The principle was also clearly defined by the Land Appeal Court in PH Cloughv. The Valuer-General (1981-82) 8 QLCR 70, at page 76:

"It has been judicially laid down many times and in many jurisdictions that in ascertaining unimproved value, sales of unimproved land of comparable quality, situation, etc., to the subject parcel, if they are available, are to be preferred as the best guide for arriving at unimproved value.  The reason is obvious.  In applying such sales there is no room for error in analyzing the value of improvements.

Because there is less room for difference of opinion as to value of the various items of improvements and comparison is thus simpler, it has been held that highly improved sales should be avoided in preference to sales comprising a lesser degree of improvement."

(4)Comparison of Sales –

In seeking comparison, the only sales I can adopt are Mr Cranstoun's three sales, all of which are seen as superior as follows:

Sale 1 -           $227 per m²
           Sale 2 -           $230 per m²
           Sale 3 -           $229 per m²
           Subject -         $199 per m²
I note also that under section 33 of the Valuation of Land Act, the onus of proof rests upon the appellant to prove his case:

"33.  Any and every valuation, or alteration of the valuation, of any land made, or purporting to be made under this Act by the chief executive shall be deemed to be correct until proved otherwise upon objection or appeal or until altered or further altered."

That is further clarified by section 45(4) of the Act which establishes:

"45.(4) Such notice shall state the grounds of appeal and the appeal shall be limited to the grounds so stated and the burden of proving any and every such ground shall be upon the owner."

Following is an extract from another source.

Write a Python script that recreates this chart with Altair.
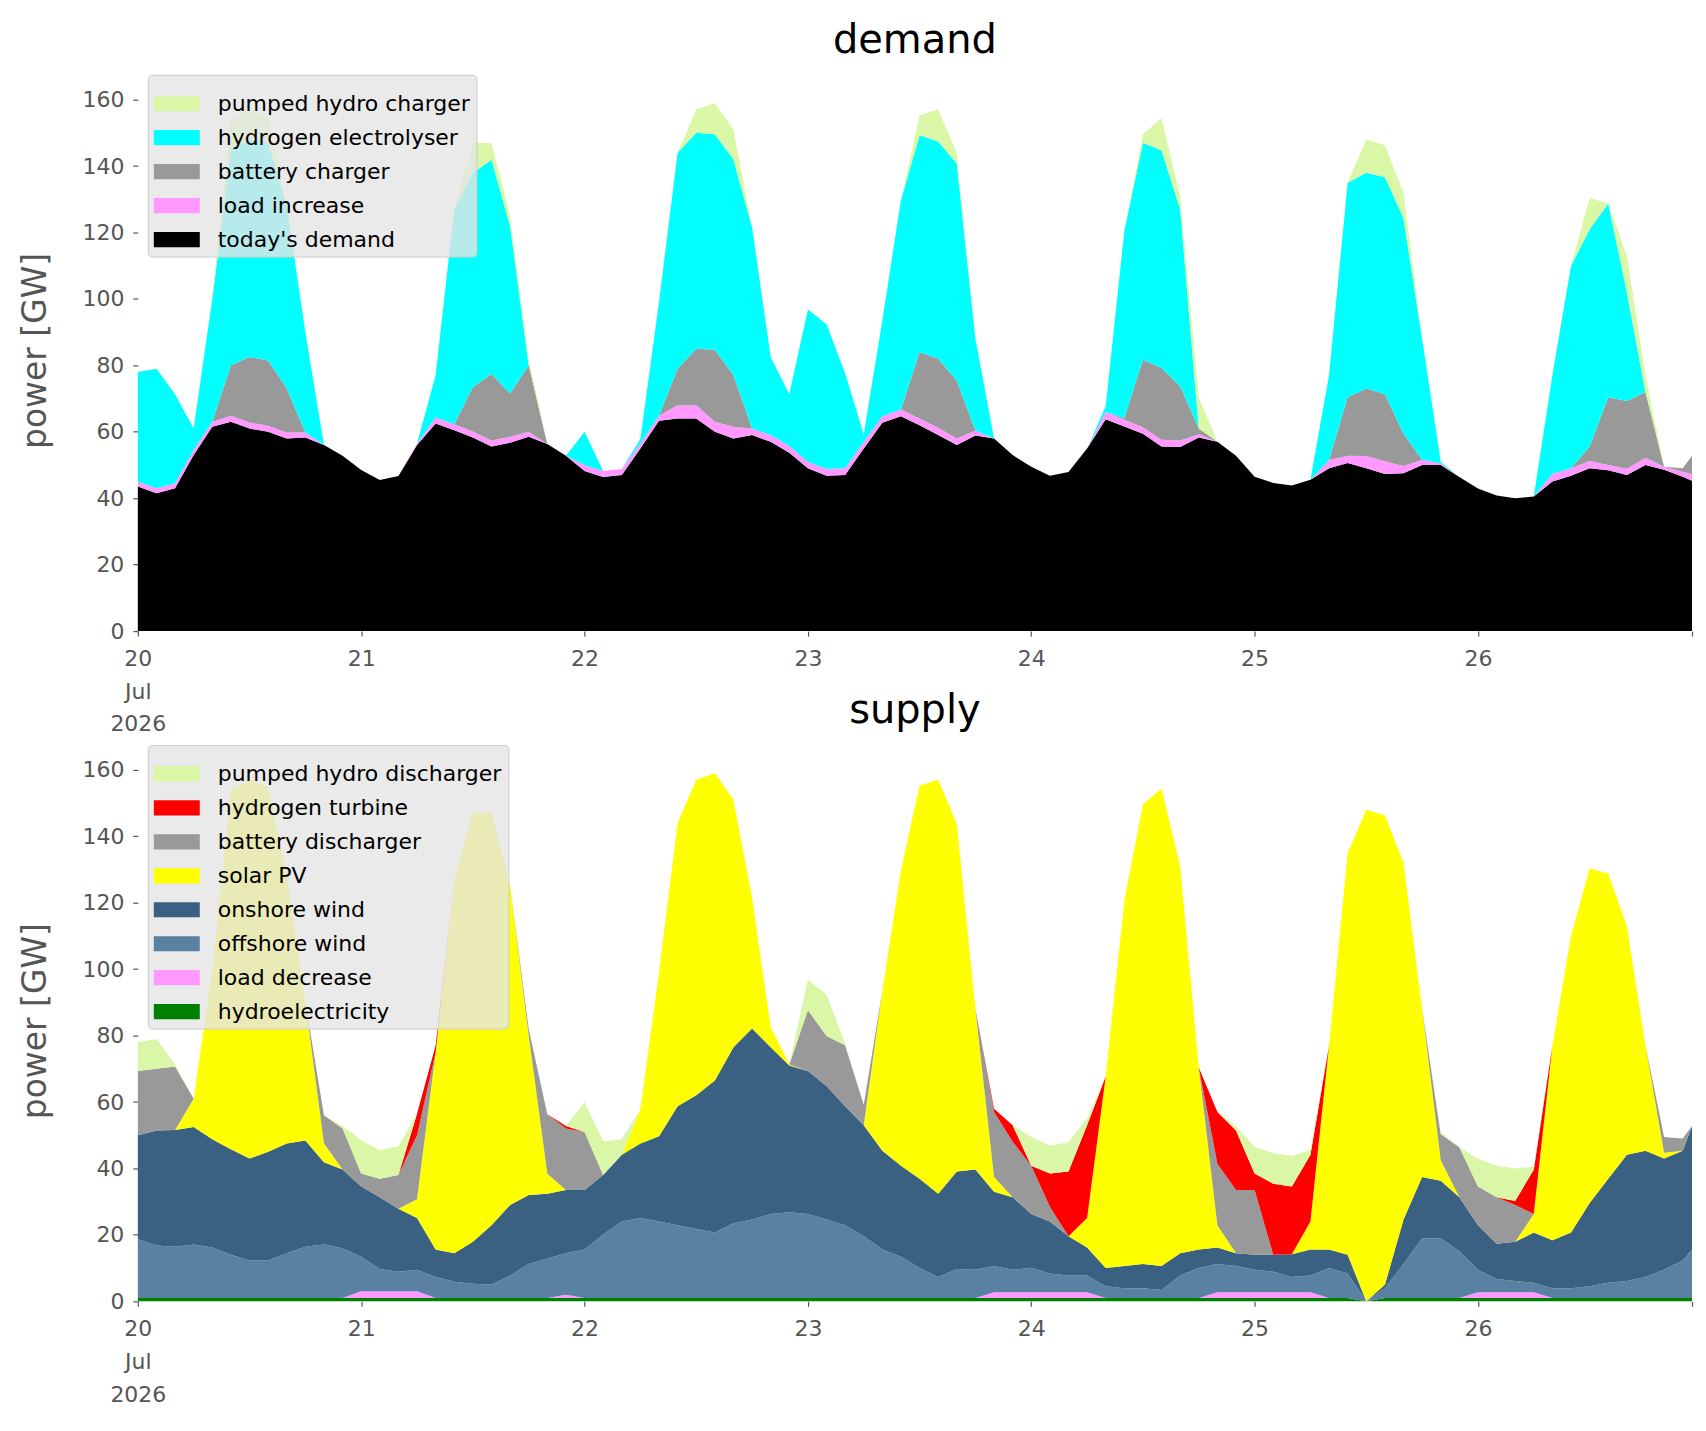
import altair as alt
import numpy as np
import pandas as pd

# ---- time axis: hours since 2026-07-20 00:00 (2-hourly samples) ----
HOURS = list(range(0, 167, 2)) + [167]

# ---- demand side (GW per layer), bottom -> top ----
todays_demand = [43.5, 41.5, 43, 53, 61.5, 63, 61, 60, 58, 58.3, 56, 52.8,
                 48.5, 45.5, 46.7, 56, 62.5, 60.5, 58.3, 55.6, 56.7, 58.5, 56.3, 52.8,
                 48.2, 46.4, 47, 55, 63.3, 64, 64, 60, 58, 59, 57, 53.7,
                 49, 46.8, 47, 55, 62.7, 64.7, 62, 59, 56, 58.9, 58, 53,
                 49.5, 46.8, 47.9, 55, 63.8, 61.6, 59.4, 55.6, 55.4, 58.3, 57, 52.8,
                 46.5, 44.6, 43.8, 45.6, 49, 50.6, 49, 47.3, 47.5, 50, 50, 46.4,
                 42.9, 40.8, 40, 40.5, 45, 46.8, 49, 48.4, 47, 50, 48.6, 46.5,
                 45.3]
load_increase = [1.5, 1.5, 1.5, 1.5, 1.5, 1.8, 1.8, 1.8, 1.8, 1.5, 0, 0,
                 0, 0, 0, 0.5, 1.8, 1.8, 1.8, 1.8, 1.8, 1.5, 0, 0,
                 1.8, 1.8, 1.8, 1.5, 1.5, 4, 4, 3, 3.5, 2, 2, 2,
                 2, 2, 2, 2, 2, 2, 2, 2.2, 2, 1.5, 0, 0,
                 0, 0, 0, 0, 2.2, 2, 2, 2, 2, 1, 0, 0,
                 0, 0, 0, 0, 2.5, 2.2, 3.7, 3.8, 2.2, 1.6, 0.5, 0,
                 0, 0, 0, 0, 2.4, 2.2, 2.2, 1.6, 1.9, 2.2, 0.9, 1.5,
                 2]
battery_charger = [0, 0, 0, 0, 0, 15.2, 19.7, 19.7, 13.2, 0, 0, 0,
                   0, 0, 0, 0, 0, 0, 13.4, 20, 13, 20, 0, 0,
                   0, 0, 0, 0, 0, 11, 17, 21.7, 15.5, 0, 0, 0,
                   0, 0, 0, 0, 0, 0, 20, 20.8, 17.4, 0, 0, 0,
                   0, 0, 0, 0, 0, 0.5, 20.3, 21.6, 16.3, 1.7, 0, 0,
                   0, 0, 0, 0, 0, 17.6, 20.3, 20.2, 9.7, 0, 0, 0,
                   0, 0, 0, 0, 0, 0, 4.4, 20.4, 20.4, 19.8, 0, 1,
                   5.5]
hydrogen_electrolyser = [33, 36, 26.8, 6.5, 37, 65, 65.5, 65.5, 55, 30.2, 0, 0,
                         0, 0, 0, 0, 12.7, 64.7, 64.5, 64.5, 50.5, 0, 0, 0,
                         10, 0, 0, 1.3, 34.2, 65, 65, 64.9, 65, 60.6, 23.5, 15.6,
                         45.8, 43.6, 28.6, 2.2, 28.8, 63.1, 65.3, 65.4, 65.4, 27.6, 0, 0,
                         0, 0, 0, 0, 1.7, 56.4, 65.3, 65.5, 53.3, 0, 0, 0,
                         0, 0, 0, 0, 25.5, 64.6, 65, 65.3, 64.9, 36.4, 0.5, 0,
                         0, 0, 0, 0, 29.6, 61, 65.4, 58.3, 32.7, 0, 0, 0,
                         0]
pumped_hydro_charger = [0, 0, 0, 0, 0, 9, 9, 8, 0, 0, 0, 0,
                        0, 0, 0, 0, 0, 0, 9, 5, 3, 2, 0, 0,
                        0, 0, 0, 0, 0, 0, 7, 9.4, 9, 0, 0, 0,
                        0, 0, 0, 0, 0, 0, 6, 9.6, 3, 0, 0, 0,
                        0, 0, 0, 0, 0, 0, 2.6, 9.7, 4, 9.4, 0, 0,
                        0, 0, 0, 0, 0, 0, 10, 9.7, 7.7, 0, 0, 0,
                        0, 0, 0, 0, 0, 0, 9.4, 0, 11, 5, 0, 0,
                        0]

# ---- supply side (GW per layer), bottom -> top ----
hydroelectricity = [1, 1, 1, 1, 1, 1, 1, 1, 1, 1, 1, 1,
                    1, 1, 1, 1, 1, 1, 1, 1, 1, 1, 1, 1,
                    1, 1, 1, 1, 1, 1, 1, 1, 1, 1, 1, 1,
                    1, 1, 1, 1, 1, 1, 1, 1, 1, 1, 1, 1,
                    1, 1, 1, 1, 1, 1, 1, 1, 1, 1, 1, 1,
                    1, 1, 1, 1, 1, 1, 0, 1, 1, 1, 1, 1,
                    1, 1, 1, 1, 1, 1, 1, 1, 1, 1, 1, 1,
                    1]
load_decrease = [0, 0, 0, 0, 0, 0, 0, 0, 0, 0, 0, 0,
                 2, 2, 2, 2, 0, 0, 0, 0, 0, 0, 0, 1,
                 0, 0, 0, 0, 0, 0, 0, 0, 0, 0, 0, 0,
                 0, 0, 0, 0, 0, 0, 0, 0, 0, 0, 1.7, 1.7,
                 1.7, 1.7, 1.7, 1.7, 0, 0, 0, 0, 0, 0, 1.7, 1.7,
                 1.7, 1.7, 1.7, 1.7, 0, 0, 0, 0, 0, 0, 0, 0,
                 1.7, 1.7, 1.7, 1.7, 0, 0, 0, 0, 0, 0, 0, 0,
                 0]
offshore_wind = [17.7, 15.8, 15.4, 16.1, 15.2, 13, 11.3, 11.3, 13.5, 15.4, 16.1, 15,
                 10.4, 6.7, 5.9, 6.5, 6.3, 4.9, 4.3, 4, 6.8, 10.2, 11.8, 12.5,
                 14.6, 19.1, 23, 24.1, 23, 21.9, 20.8, 19.7, 22.5, 23.6, 25.3, 25.8,
                 25.3, 23.6, 21.9, 18.6, 14.6, 12.4, 9, 6.3, 8.7, 8.5, 7.9, 6.8,
                 7.4, 5.7, 5.1, 5.1, 3.5, 2.9, 2.9, 2.4, 6.8, 9, 8.5, 7.9,
                 6.8, 6.2, 4.6, 5.1, 9, 7.4, 0, 3, 10.2, 18, 18, 14.1,
                 6.8, 4, 3.4, 2.9, 2.9, 2.9, 3.5, 4.6, 5.1, 6.3, 8.5, 11.3,
                 14.6]
onshore_wind = [31.3, 34.6, 35.2, 35.4, 32.6, 31.8, 30.7, 32.7, 33, 32, 24.8, 23.7,
                21.2, 21.6, 19, 15.6, 8.3, 8.6, 12.6, 17.9, 21.2, 20.8, 19.6, 19,
                17.9, 17.9, 20.1, 22.4, 25.7, 35.8, 40.2, 45.8, 53, 57.5, 50.2, 44.2,
                43, 40.2, 35.8, 33.4, 29.7, 27.4, 26.9, 25.1, 29.4, 30.2, 22.4, 21.8,
                16.2, 15.6, 11.8, 8.4, 5.5, 6.7, 7.3, 7.2, 6.7, 5.6, 5, 3.9,
                4.5, 5.1, 6.9, 7.8, 5.6, 5.6, 0, 1, 13.4, 18.4, 17.3, 16.2,
                13.4, 10.6, 11.8, 15.1, 14.5, 16.8, 25.1, 31.3, 38, 38, 33.5, 33,
                37.2]
solar_pv = [0, 0, 0, 8.5, 51.2, 108.2, 114, 110, 80.5, 41.6, 5.6, 0,
            0, 0, 0, 5.6, 59.4, 112.5, 129.1, 124, 96, 48, 6, 0,
            0, 0, 0, 10.3, 49.3, 85.3, 95, 92.5, 74.5, 39.5, 6, 0.3,
            0, 0, 0, 0, 48.2, 89, 118.4, 124.6, 104.7, 48.3, 4.4, 0,
            0, 0, 0, 8.9, 57.7, 109.9, 138.4, 143.8, 116.5, 54.8, 6.7, 0,
            0, 0, 0, 8.4, 61.4, 121, 148, 141.3, 107.4, 50.6, 6.2, 0,
            0, 0, 0, 5.6, 58.6, 89.3, 100.8, 91.8, 68.9, 31.7, 1.7, 0,
            0]
battery_discharger = [19.3, 18.6, 19.1, 0, 0, 0, 0, 0, 0, 0, 8.5, 12.3,
                      3.9, 5.6, 10.1, 19.3, 0, 0, 0, 0, 0, 2, 17.9, 18.5,
                      17.5, 0, 0, 0, 0, 0, 0, 0, 0, 0, 0, 0,
                      18.4, 15.1, 18.4, 6.2, 0, 0, 0, 0, 0, 0, 19.6, 16.7,
                      14.5, 4.5, 0, 0, 0, 0, 0, 0, 0, 0, 18.5, 19,
                      19.5, 0, 0, 0, 0, 0, 0, 0, 0, 0, 7.8, 15.1,
                      11.7, 14, 11.1, 0, 0, 0, 0, 0, 0, 0, 4.8, 3.7,
                      0]
hydrogen_turbine = [0, 0, 0, 0, 0, 0, 0, 0, 0, 0, 0, 0,
                    0, 0, 0, 6.5, 2, 0, 0, 0, 0, 0, 0, 0.8,
                    0, 0, 0, 0, 0, 0, 0, 0, 0, 0, 0, 0,
                    0, 0, 0, 0, 0, 0, 0, 0, 0, 0, 1, 5,
                    0, 10, 19.5, 27.9, 0, 0, 0, 0, 0, 0, 15.6, 17.9,
                    5, 21.4, 20.4, 20.1, 0, 0, 0, 0, 0, 0, 0, 0,
                    0, 0, 1.2, 13.4, 0, 0, 0, 0, 0, 0, 0, 0,
                    0]
pumped_hydro_discharger = [8.7, 9, 0.6, 0, 0, 0, 0, 0, 0, 0, 0, 0.8,
                           10, 8.6, 8.7, 0, 0, 0, 0, 0, 0, 0, 0, 0,
                           9, 10.2, 4.7, 0, 0, 0, 0, 0, 0, 0, 0, 0,
                           9.1, 12.5, 0.5, 0, 0, 0, 0, 0, 0, 0, 0, 0,
                           8.7, 8.3, 8.8, 2, 0, 0, 0, 0, 0, 0, 0, 1.4,
                           8, 9.2, 9.2, 1.5, 0, 0, 0, 0, 0, 0, 0.7, 0,
                           8.3, 9.5, 9.8, 0.8, 0, 0, 0, 0, 0, 0, 0, 0,
                           0]

DEMAND_LAYERS = [("today's demand", todays_demand), ("load increase", load_increase),
                 ("battery charger", battery_charger), ("hydrogen electrolyser", hydrogen_electrolyser),
                 ("pumped hydro charger", pumped_hydro_charger)]
SUPPLY_LAYERS = [("hydroelectricity", hydroelectricity), ("load decrease", load_decrease),
                 ("offshore wind", offshore_wind), ("onshore wind", onshore_wind),
                 ("solar PV", solar_pv), ("battery discharger", battery_discharger),
                 ("hydrogen turbine", hydrogen_turbine), ("pumped hydro discharger", pumped_hydro_discharger)]

DEMAND_LEGEND = ["pumped hydro charger", "hydrogen electrolyser", "battery charger", "load increase", "today's demand"]
DEMAND_COLORS = ["#d9f7a6", "#00ffff", "#999999", "#ff99ff", "#000000"]
SUPPLY_LEGEND = ["pumped hydro discharger", "hydrogen turbine", "battery discharger", "solar PV",
                 "onshore wind", "offshore wind", "load decrease", "hydroelectricity"]
SUPPLY_COLORS = ["#d9f7a6", "#ff0000", "#999999", "#ffff00", "#3b6182", "#5b81a2", "#ff99ff", "#008000"]

start = pd.Timestamp("2026-07-20", tz="UTC")
times = [(start + pd.Timedelta(hours=h)).strftime("%Y-%m-%dT%H:%M:%SZ") for h in HOURS]
def ms(h):
    return int((start + pd.Timedelta(hours=h)).timestamp() * 1000)
TICKS = [ms(h) for h in [0, 24, 48, 72, 96, 120, 144, 167]]
DOMAIN = [ms(0), ms(167)]


def build(layers):
    rows = []
    base = np.zeros(len(HOURS))
    for name, vals in layers:
        top = base + np.array(vals, dtype=float)
        for t, lo, hi in zip(times, base, top):
            rows.append({"t": t, "series": name, "lo": float(lo), "hi": float(hi)})
        base = top
    return pd.DataFrame(rows)


FONT = "DejaVu Sans"
xaxis = alt.Axis(values=TICKS, title=None, grid=False, domain=False,
                 labelExpr="utchours(datum.value) != 0 ? '' : (utcdate(datum.value) == 20 ? ['20', 'Jul', '2026'] : utcFormat(datum.value, '%d'))",
                 labelFont=FONT, labelFontSize=22, labelColor="#555555", labelAngle=0,
                 labelFlush=False, labelOverlap=False, labelLineHeight=33, labelPadding=12,
                 tickColor="#555555", tickSize=5, tickWidth=1.2)
yaxis = alt.Axis(values=[0, 20, 40, 60, 80, 100, 120, 140, 160], title="power [GW]", grid=False, domain=False,
                 labelFont=FONT, labelFontSize=22, labelColor="#555555", labelPadding=9,
                 tickColor="#555555", tickSize=5, tickWidth=1.2,
                 titleFont=FONT, titleFontSize=33, titleFontWeight="normal", titleColor="#555555", titlePadding=29)


def panel(layers, names, colors, title, field):
    df = build(layers).rename(columns={"series": field})
    legend = alt.Legend(orient="none", legendX=10, legendY=5, title=None,
                        fillColor="rgba(229,229,229,0.8)", strokeColor="#cccccc", cornerRadius=4, padding=6,
                        symbolType="M-1,-0.33L1,-0.33L1,0.33L-1,0.33Z", symbolSize=2116,
                        symbolStrokeWidth=0, symbolOpacity=1,
                        labelFont=FONT, labelFontSize=22, labelColor="#000000", labelOffset=18,
                        rowPadding=0, labelLimit=600)
    return alt.Chart(df, title=alt.TitleParams(title, font=FONT, fontSize=40, fontWeight="normal",
                                               color="#000000", offset=9)).mark_area(
        interpolate="linear", opacity=1
    ).encode(
        x=alt.X("t:T", scale=alt.Scale(type="utc", domain=DOMAIN), axis=xaxis),
        y=alt.Y("hi:Q", scale=alt.Scale(domain=[0, 169], nice=False), axis=yaxis),
        y2="lo:Q",
        color=alt.Color(f"{field}:N", scale=alt.Scale(domain=names, range=colors), legend=legend),
    ).properties(width=1556, height=562)


top = panel(DEMAND_LAYERS, DEMAND_LEGEND, DEMAND_COLORS, "demand", "demand_series")
bottom = panel(SUPPLY_LAYERS, SUPPLY_LEGEND, SUPPLY_COLORS, "supply", "supply_series")

chart = alt.vconcat(top, bottom, spacing=109, bounds="flush").resolve_scale(
    color="independent"
).resolve_legend(color="independent").properties(
    padding={"left": 12, "top": 12, "right": 5, "bottom": 5}, background="white"
).configure_view(stroke=None)

chart.save("out.html", embed_options={"renderer": "svg", "actions": False})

In the current matter, I believe the appellants have failed to prove their case and have therefore not satisfied the onus of proof that the Chief Executive has made an error in his determination.

Conclusion:
           Having considered the whole of the evidence I am not persuaded that the appellants have proved their case.  The appeal is dismissed and the unimproved value of Lot 2 on RP 46195 as determined by the Chief Executive in the sum of $133,000 is affirmed.